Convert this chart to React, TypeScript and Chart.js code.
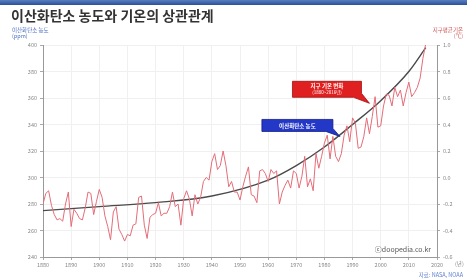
import React, { useEffect, useRef } from "react";
import { Chart, registerables } from "chart.js";

Chart.register(...registerables);

// Global mean temperature anomaly (°C), 1880–2016
const tempYears: number[] = [];
for (let y = 1880; y <= 2016; y++) tempYears.push(y);
const tempValues: number[] = [
  -0.2, -0.12, -0.1, -0.21, -0.28, -0.32, -0.31, -0.33, -0.2, -0.11,
  -0.37, -0.24, -0.27, -0.31, -0.32, -0.23, -0.11, -0.12, -0.28, -0.18,
  -0.09, -0.15, -0.29, -0.37, -0.47, -0.26, -0.22, -0.39, -0.43, -0.48,
  -0.43, -0.44, -0.36, -0.35, -0.15, -0.14, -0.36, -0.46, -0.3, -0.28,
  -0.27, -0.19, -0.29, -0.27, -0.27, -0.22, -0.11, -0.22, -0.2, -0.36,
  -0.16, -0.1, -0.16, -0.29, -0.13, -0.2, -0.15, -0.03, 0.0, -0.02,
  0.12, 0.18, 0.06, 0.09, 0.2, 0.09, -0.07, -0.03, -0.11, -0.11,
  -0.17, -0.07, 0.01, 0.08, -0.13, -0.14, -0.19, 0.05, 0.06, 0.03,
  -0.03, 0.06, 0.03, 0.05, -0.2, -0.11, -0.06, -0.02, -0.08, 0.05,
  0.03, -0.08, 0.01, 0.16, -0.07, -0.01, -0.1, 0.18, 0.07, 0.16,
  0.26, 0.32, 0.14, 0.31, 0.16, 0.12, 0.18, 0.32, 0.39, 0.27,
  0.45, 0.41, 0.22, 0.23, 0.31, 0.45, 0.33, 0.46, 0.61, 0.38,
  0.39, 0.54, 0.63, 0.62, 0.54, 0.68, 0.61, 0.66, 0.54, 0.64,
  0.72, 0.61, 0.64, 0.68, 0.75, 0.9, 1.01,
];

// CO2 concentration (ppm) – smooth curve samples
const co2Years = [1880, 1900, 1920, 1940, 1960, 1970, 1980, 1990, 2000, 2010, 2016];
const co2Values = [275, 278, 281, 286, 298, 309, 323, 340, 358, 380, 398];

const xTicks = { min: 1880, max: 2020, step: 10 };
const leftTicks = { min: 240, max: 400, step: 20 };
const rightTicks = { min: -0.6, max: 1.0, step: 0.2 };

const titleText = "이산화탄소 농도와 기온의 상관관계";
const leftAxisTitle = ["이산화탄소 농도", "(ppm)"];
const rightAxisTitle = ["지구평균기온", "(℃)"];
const tempLabel = ["지구 기온 변화", "(1880~2016년)"];
const co2Label = "이산화탄소 농도";
const watermark = "ⓒdoopedia.co.kr";
const sourceText = "자료: NASA, NOAA";

const FONT = "'Noto Sans CJK KR', 'Noto Sans', sans-serif";

const decorPlugin = {
  id: "decor",
  afterDraw(chart: any) {
    const ctx = chart.ctx;
    const area = chart.chartArea;
    const xs = chart.scales.x;
    const yl = chart.scales.y;
    const yr = chart.scales.y1;
    ctx.save();
    // top strip
    const g = ctx.createLinearGradient(0, 0, 0, 6);
    g.addColorStop(0, "#5a7fc0");
    g.addColorStop(1, "#1f4690");
    ctx.fillStyle = g;
    ctx.fillRect(0, 0, chart.width, 5);

    // title
    ctx.fillStyle = "#333";
    ctx.font = `bold 14px ${FONT}`;
    ctx.textBaseline = "middle";
    ctx.textAlign = "left";
    ctx.fillText(titleText, 11, 16);

    // axis titles
    ctx.font = `5.5px ${FONT}`;
    ctx.fillStyle = "#4a6fc0";
    ctx.fillText(leftAxisTitle[0], 12, 30);
    ctx.fillText(leftAxisTitle[1], 12, 36);
    ctx.textAlign = "right";
    ctx.fillStyle = "#d05a5a";
    ctx.fillText(rightAxisTitle[0], 463, 30);
    ctx.fillText(rightAxisTitle[1], 463, 36);

    // x unit
    ctx.fillStyle = "#888";
    ctx.textAlign = "left";
    ctx.fillText("(년)", 455, 264);

    // source
    ctx.textAlign = "right";
    ctx.fillStyle = "#5b7fcf";
    ctx.fillText(sourceText, 463, 275);

    // watermark
    ctx.font = `7px ${FONT}`;
    ctx.fillStyle = "#555";
    ctx.textAlign = "right";
    ctx.fillText(watermark, area.right - 6, area.bottom - 8);

    // temperature label (anchored to data)
    const tx = xs.getPixelForValue(1996);
    const ty = yr.getPixelForValue(0.56);
    const bx = tx - 77, by = ty - 22, bw = 69, bh = 16;
    ctx.fillStyle = "#e02020";
    ctx.strokeStyle = "#a01010";
    ctx.lineWidth = 0.8;
    ctx.beginPath();
    ctx.moveTo(bx, by);
    ctx.lineTo(bx + bw, by);
    ctx.lineTo(bx + bw, by + bh - 4);
    ctx.lineTo(tx, ty);
    ctx.lineTo(bx + bw - 8, by + bh);
    ctx.lineTo(bx, by + bh);
    ctx.closePath();
    ctx.fill();
    ctx.stroke();
    ctx.fillStyle = "#fff";
    ctx.textAlign = "center";
    ctx.font = `bold 5.5px ${FONT}`;
    ctx.fillText(tempLabel[0], bx + bw / 2, by + 5);
    ctx.font = `4.5px ${FONT}`;
    ctx.fillText(tempLabel[1], bx + bw / 2, by + 11);

    // CO2 label
    const cx = xs.getPixelForValue(1985.5);
    const cy = yl.getPixelForValue(331);
    const cbx = cx - 78, cby = cy - 17, cbw = 71, cbh = 12;
    ctx.fillStyle = "#2438c8";
    ctx.strokeStyle = "#101c80";
    ctx.beginPath();
    ctx.moveTo(cbx, cby);
    ctx.lineTo(cbx + cbw, cby);
    ctx.lineTo(cbx + cbw, cby + cbh - 3);
    ctx.lineTo(cx, cy);
    ctx.lineTo(cbx + cbw - 7, cby + cbh);
    ctx.lineTo(cbx, cby + cbh);
    ctx.closePath();
    ctx.fill();
    ctx.stroke();
    ctx.fillStyle = "#fff";
    ctx.font = `bold 5.5px ${FONT}`;
    ctx.fillText(co2Label, cbx + cbw / 2, cby + cbh / 2);
    ctx.restore();
  },
};

export default function App() {
  const ref = useRef<HTMLCanvasElement | null>(null);
  useEffect(() => {
    if (!ref.current) return;
    const tickFont = { size: 5.5, family: FONT };
    const chart = new Chart(ref.current, {
      type: "line",
      data: {
        datasets: [
          {
            label: "temp",
            data: tempYears.map((y, i) => ({ x: y, y: tempValues[i] })),
            borderColor: "#e36d78",
            borderWidth: 1,
            pointRadius: 0,
            yAxisID: "y1",
            tension: 0,
          },
          {
            label: "co2",
            data: co2Years.map((y, i) => ({ x: y, y: co2Values[i] })),
            borderColor: "#4a4a4a",
            borderWidth: 1.4,
            pointRadius: 0,
            yAxisID: "y",
            cubicInterpolationMode: "monotone",
          },
        ],
      },
      options: {
        responsive: false,
        animation: false,
        layout: { padding: { top: 45, left: 0, right: 0, bottom: 0 } },
        plugins: { legend: { display: false }, tooltip: { enabled: false } },
        scales: {
          x: {
            type: "linear",
            min: xTicks.min,
            max: xTicks.max,
            ticks: {
              stepSize: xTicks.step,
              font: tickFont,
              color: "#888",
              maxRotation: 0,
              padding: 2,
              callback: (v: any) => String(v),
            },
            grid: { color: "#f0f0f0", tickLength: 3, tickColor: "#aaa" },
            border: { color: "#999" },
            afterFit: (s: any) => { s.height = 22; },
          },
          y: {
            position: "left",
            min: leftTicks.min,
            max: leftTicks.max,
            ticks: { stepSize: leftTicks.step, font: tickFont, color: "#888", padding: 3 },
            grid: { color: "#f0f0f0", tickLength: 3, tickColor: "#aaa" },
            border: { color: "#999" },
            afterFit: (s: any) => { s.width = 43; },
          },
          y1: {
            position: "right",
            min: rightTicks.min,
            max: rightTicks.max,
            ticks: {
              stepSize: rightTicks.step,
              font: tickFont,
              color: "#888",
              padding: 3,
              callback: (v: any) => Number(v).toFixed(1),
            },
            grid: { drawOnChartArea: false, tickLength: 3, tickColor: "#aaa" },
            border: { color: "#999" },
            afterFit: (s: any) => { s.width = 30; },
          },
        },
      },
      plugins: [decorPlugin],
    } as any);
    return () => chart.destroy();
  }, []);
  return (
    <div style={{ position: "fixed", left: 0, top: 0, width: 467, height: 279, background: "#fff" }}>
      <canvas ref={ref} width={467} height={279} />
    </div>
  );
}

Directive
Restate, line by line and word for word, everything from the top of the material through the line that contains "Chart.register(...registerables);". Leave pictures out.

Written reply
Convert this chart to React, TypeScript and Chart.js code.
import React, { useEffect, useRef } from "react";
import { Chart, registerables } from "chart.js";

Chart.register(...registerables);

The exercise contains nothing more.